Your task is to output the listing word for word, with pictures excluded.

⁂

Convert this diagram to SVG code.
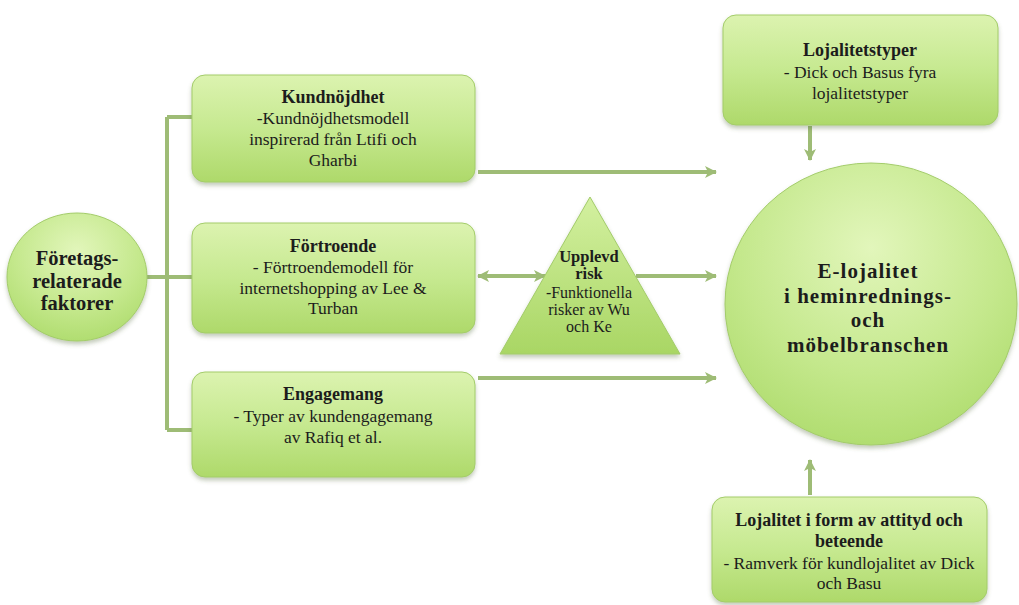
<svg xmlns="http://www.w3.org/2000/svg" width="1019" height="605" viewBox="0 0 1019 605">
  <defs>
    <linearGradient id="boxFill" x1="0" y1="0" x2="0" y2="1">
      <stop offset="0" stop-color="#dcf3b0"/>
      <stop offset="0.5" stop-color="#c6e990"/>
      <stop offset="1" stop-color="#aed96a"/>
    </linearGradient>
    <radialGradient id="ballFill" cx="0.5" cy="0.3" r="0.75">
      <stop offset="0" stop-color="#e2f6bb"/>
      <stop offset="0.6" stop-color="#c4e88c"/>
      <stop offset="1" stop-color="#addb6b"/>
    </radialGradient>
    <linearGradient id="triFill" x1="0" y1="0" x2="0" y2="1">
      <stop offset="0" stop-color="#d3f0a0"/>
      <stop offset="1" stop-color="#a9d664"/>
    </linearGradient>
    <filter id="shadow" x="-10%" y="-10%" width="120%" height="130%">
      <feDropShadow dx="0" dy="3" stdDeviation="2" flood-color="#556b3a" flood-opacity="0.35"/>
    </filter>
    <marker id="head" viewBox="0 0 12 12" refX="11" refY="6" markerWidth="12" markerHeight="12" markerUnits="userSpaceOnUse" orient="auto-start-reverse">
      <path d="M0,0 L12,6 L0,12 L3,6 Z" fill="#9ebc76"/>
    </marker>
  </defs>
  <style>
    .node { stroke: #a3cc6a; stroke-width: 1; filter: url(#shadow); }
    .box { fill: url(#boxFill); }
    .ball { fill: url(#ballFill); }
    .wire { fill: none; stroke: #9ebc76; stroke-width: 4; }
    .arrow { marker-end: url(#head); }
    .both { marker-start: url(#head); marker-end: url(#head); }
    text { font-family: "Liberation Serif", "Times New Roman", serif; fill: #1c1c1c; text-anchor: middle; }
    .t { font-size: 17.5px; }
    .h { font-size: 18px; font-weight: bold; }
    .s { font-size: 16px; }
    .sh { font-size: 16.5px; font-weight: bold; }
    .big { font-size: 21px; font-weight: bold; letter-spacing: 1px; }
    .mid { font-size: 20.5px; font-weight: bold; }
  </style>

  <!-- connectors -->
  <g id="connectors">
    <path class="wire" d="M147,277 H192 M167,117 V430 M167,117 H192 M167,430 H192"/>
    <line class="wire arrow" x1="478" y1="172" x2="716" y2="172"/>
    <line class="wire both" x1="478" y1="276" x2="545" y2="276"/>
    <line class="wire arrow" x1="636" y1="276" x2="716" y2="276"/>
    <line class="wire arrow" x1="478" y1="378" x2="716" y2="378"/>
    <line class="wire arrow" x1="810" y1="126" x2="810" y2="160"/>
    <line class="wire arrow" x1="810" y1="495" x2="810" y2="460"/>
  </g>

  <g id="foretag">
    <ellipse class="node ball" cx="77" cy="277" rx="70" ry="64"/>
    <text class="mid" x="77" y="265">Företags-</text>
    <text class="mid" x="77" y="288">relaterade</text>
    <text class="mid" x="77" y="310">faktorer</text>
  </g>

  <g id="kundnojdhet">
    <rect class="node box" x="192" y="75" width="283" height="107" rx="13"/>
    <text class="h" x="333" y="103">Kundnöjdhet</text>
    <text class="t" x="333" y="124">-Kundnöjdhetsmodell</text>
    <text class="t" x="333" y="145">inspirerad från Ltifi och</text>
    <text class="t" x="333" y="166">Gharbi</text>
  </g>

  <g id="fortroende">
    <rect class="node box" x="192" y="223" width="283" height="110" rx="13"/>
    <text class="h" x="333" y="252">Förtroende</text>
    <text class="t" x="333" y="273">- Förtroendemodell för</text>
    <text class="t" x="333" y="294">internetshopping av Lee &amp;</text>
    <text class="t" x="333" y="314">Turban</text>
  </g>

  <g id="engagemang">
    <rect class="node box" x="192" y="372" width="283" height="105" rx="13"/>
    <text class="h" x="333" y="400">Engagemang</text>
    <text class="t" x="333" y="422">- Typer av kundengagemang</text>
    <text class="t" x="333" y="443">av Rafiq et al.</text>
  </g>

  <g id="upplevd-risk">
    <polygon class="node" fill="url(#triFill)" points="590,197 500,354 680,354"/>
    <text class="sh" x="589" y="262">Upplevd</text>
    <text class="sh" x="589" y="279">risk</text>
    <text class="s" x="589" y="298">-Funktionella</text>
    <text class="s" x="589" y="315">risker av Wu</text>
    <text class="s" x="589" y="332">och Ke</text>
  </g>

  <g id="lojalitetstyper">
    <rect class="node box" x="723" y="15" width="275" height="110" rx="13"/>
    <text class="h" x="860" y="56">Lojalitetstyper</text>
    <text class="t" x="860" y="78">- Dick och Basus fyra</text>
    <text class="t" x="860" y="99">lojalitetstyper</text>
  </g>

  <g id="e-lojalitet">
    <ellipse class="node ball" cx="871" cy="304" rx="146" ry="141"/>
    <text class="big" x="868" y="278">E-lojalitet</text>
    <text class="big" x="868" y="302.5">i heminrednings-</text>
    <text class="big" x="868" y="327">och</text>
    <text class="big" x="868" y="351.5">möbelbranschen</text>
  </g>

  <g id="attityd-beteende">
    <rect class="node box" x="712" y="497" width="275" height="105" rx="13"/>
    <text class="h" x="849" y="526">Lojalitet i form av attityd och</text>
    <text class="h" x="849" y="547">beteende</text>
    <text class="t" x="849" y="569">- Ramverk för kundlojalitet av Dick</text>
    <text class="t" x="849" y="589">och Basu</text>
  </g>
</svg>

⁂

• Answer to the problem:
Convert this diagram to SVG code.
<svg xmlns="http://www.w3.org/2000/svg" width="1019" height="605" viewBox="0 0 1019 605">
  <defs>
    <linearGradient id="boxFill" x1="0" y1="0" x2="0" y2="1">
      <stop offset="0" stop-color="#dcf3b0"/>
      <stop offset="0.5" stop-color="#c6e990"/>
      <stop offset="1" stop-color="#aed96a"/>
    </linearGradient>
    <radialGradient id="ballFill" cx="0.5" cy="0.3" r="0.75">
      <stop offset="0" stop-color="#e2f6bb"/>
      <stop offset="0.6" stop-color="#c4e88c"/>
      <stop offset="1" stop-color="#addb6b"/>
    </radialGradient>
    <linearGradient id="triFill" x1="0" y1="0" x2="0" y2="1">
      <stop offset="0" stop-color="#d3f0a0"/>
      <stop offset="1" stop-color="#a9d664"/>
    </linearGradient>
    <filter id="shadow" x="-10%" y="-10%" width="120%" height="130%">
      <feDropShadow dx="0" dy="3" stdDeviation="2" flood-color="#556b3a" flood-opacity="0.35"/>
    </filter>
    <marker id="head" viewBox="0 0 12 12" refX="11" refY="6" markerWidth="12" markerHeight="12" markerUnits="userSpaceOnUse" orient="auto-start-reverse">
      <path d="M0,0 L12,6 L0,12 L3,6 Z" fill="#9ebc76"/>
    </marker>
  </defs>
  <style>
    .node { stroke: #a3cc6a; stroke-width: 1; filter: url(#shadow); }
    .box { fill: url(#boxFill); }
    .ball { fill: url(#ballFill); }
    .wire { fill: none; stroke: #9ebc76; stroke-width: 4; }
    .arrow { marker-end: url(#head); }
    .both { marker-start: url(#head); marker-end: url(#head); }
    text { font-family: "Liberation Serif", "Times New Roman", serif; fill: #1c1c1c; text-anchor: middle; }
    .t { font-size: 17.5px; }
    .h { font-size: 18px; font-weight: bold; }
    .s { font-size: 16px; }
    .sh { font-size: 16.5px; font-weight: bold; }
    .big { font-size: 21px; font-weight: bold; letter-spacing: 1px; }
    .mid { font-size: 20.5px; font-weight: bold; }
  </style>

  <!-- connectors -->
  <g id="connectors">
    <path class="wire" d="M147,277 H192 M167,117 V430 M167,117 H192 M167,430 H192"/>
    <line class="wire arrow" x1="478" y1="172" x2="716" y2="172"/>
    <line class="wire both" x1="478" y1="276" x2="545" y2="276"/>
    <line class="wire arrow" x1="636" y1="276" x2="716" y2="276"/>
    <line class="wire arrow" x1="478" y1="378" x2="716" y2="378"/>
    <line class="wire arrow" x1="810" y1="126" x2="810" y2="160"/>
    <line class="wire arrow" x1="810" y1="495" x2="810" y2="460"/>
  </g>

  <g id="foretag">
    <ellipse class="node ball" cx="77" cy="277" rx="70" ry="64"/>
    <text class="mid" x="77" y="265">Företags-</text>
    <text class="mid" x="77" y="288">relaterade</text>
    <text class="mid" x="77" y="310">faktorer</text>
  </g>

  <g id="kundnojdhet">
    <rect class="node box" x="192" y="75" width="283" height="107" rx="13"/>
    <text class="h" x="333" y="103">Kundnöjdhet</text>
    <text class="t" x="333" y="124">-Kundnöjdhetsmodell</text>
    <text class="t" x="333" y="145">inspirerad från Ltifi och</text>
    <text class="t" x="333" y="166">Gharbi</text>
  </g>

  <g id="fortroende">
    <rect class="node box" x="192" y="223" width="283" height="110" rx="13"/>
    <text class="h" x="333" y="252">Förtroende</text>
    <text class="t" x="333" y="273">- Förtroendemodell för</text>
    <text class="t" x="333" y="294">internetshopping av Lee &amp;</text>
    <text class="t" x="333" y="314">Turban</text>
  </g>

  <g id="engagemang">
    <rect class="node box" x="192" y="372" width="283" height="105" rx="13"/>
    <text class="h" x="333" y="400">Engagemang</text>
    <text class="t" x="333" y="422">- Typer av kundengagemang</text>
    <text class="t" x="333" y="443">av Rafiq et al.</text>
  </g>

  <g id="upplevd-risk">
    <polygon class="node" fill="url(#triFill)" points="590,197 500,354 680,354"/>
    <text class="sh" x="589" y="262">Upplevd</text>
    <text class="sh" x="589" y="279">risk</text>
    <text class="s" x="589" y="298">-Funktionella</text>
    <text class="s" x="589" y="315">risker av Wu</text>
    <text class="s" x="589" y="332">och Ke</text>
  </g>

  <g id="lojalitetstyper">
    <rect class="node box" x="723" y="15" width="275" height="110" rx="13"/>
    <text class="h" x="860" y="56">Lojalitetstyper</text>
    <text class="t" x="860" y="78">- Dick och Basus fyra</text>
    <text class="t" x="860" y="99">lojalitetstyper</text>
  </g>

  <g id="e-lojalitet">
    <ellipse class="node ball" cx="871" cy="304" rx="146" ry="141"/>
    <text class="big" x="868" y="278">E-lojalitet</text>
    <text class="big" x="868" y="302.5">i heminrednings-</text>
    <text class="big" x="868" y="327">och</text>
    <text class="big" x="868" y="351.5">möbelbranschen</text>
  </g>

  <g id="attityd-beteende">
    <rect class="node box" x="712" y="497" width="275" height="105" rx="13"/>
    <text class="h" x="849" y="526">Lojalitet i form av attityd och</text>
    <text class="h" x="849" y="547">beteende</text>
    <text class="t" x="849" y="569">- Ramverk för kundlojalitet av Dick</text>
    <text class="t" x="849" y="589">och Basu</text>
  </g>
</svg>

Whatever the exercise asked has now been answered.